Beherrscht man die Grundtechniken und seinen eigenen Körper, so sollte man versuchen, mit seinen Fähigkeiten bescheiden umzugehen. Es gibt leider auch in diesem Sport genug schlechte Beispiele negativer Motivation. Menschen, die sich profilieren möchten, mit ihren Fähigkeiten gerne angeben; daraus beziehen sie ihren Ansporn. Um das zu vermeiden, muss jeder Traceur verstehen, dass er nur sich selbst beeindrucken muss. Die Kunst, den Kampf gegen seinen Kopf immer wieder zu gewinnen, jedoch bei jedem Sprung rational zu bleiben, das Gefühl der Angst richtig einzusetzen, die Grenzen seines Körpers gut zu kennen und die Wage zwischen Vernunft und Wagemut zu halten, das alles sollte einen so sehr beanspruchen, dass man die Beachtung anderer Menschen und den Drang nach Anerkennung vergisst.

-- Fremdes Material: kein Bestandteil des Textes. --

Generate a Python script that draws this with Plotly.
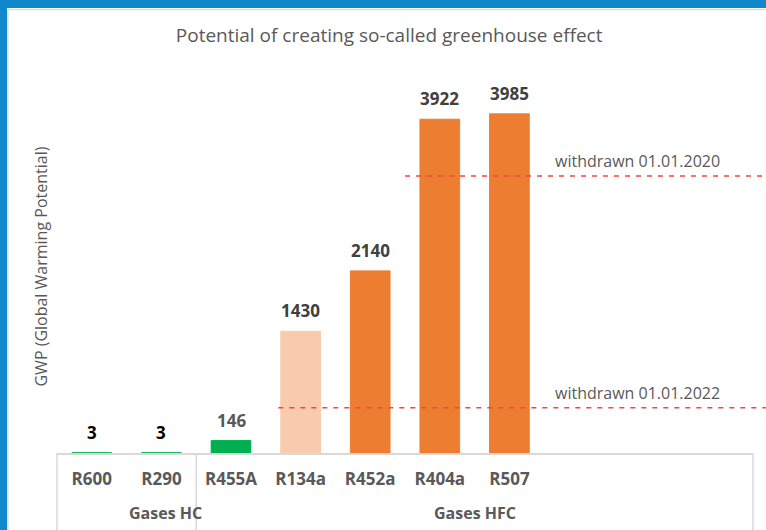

Angst und Furcht kennt jeder. Dieses Gefühl als Motivator einzusetzen muss jedoch geübt werden. Einen – objektiv gesehen – gefährlichen Sprung auszuführen kann riskant sein. Die Angst schützt uns davor, vorschnell und unbedacht zu handeln. Wer aber seine physischen und psychischen Grenzen kennt, für den erscheint ein riskanter Sprung als lösbare Herausforderung, denn in Anbetracht seiner eigenen Fähigkeiten handelt man dennoch rational. Auf das Gefühl der Angst muss also auch ein erfahrener Traceur hören; er muss aber für sich selbst abwägen, ob ein Sprung für ihn gefährlich oder machbar erscheint. Auch darf man seine Fähigkeiten nicht unterschätzen, denn andernfalls wird jede Bewegung und der ganze Körper von der Angst bestimmt.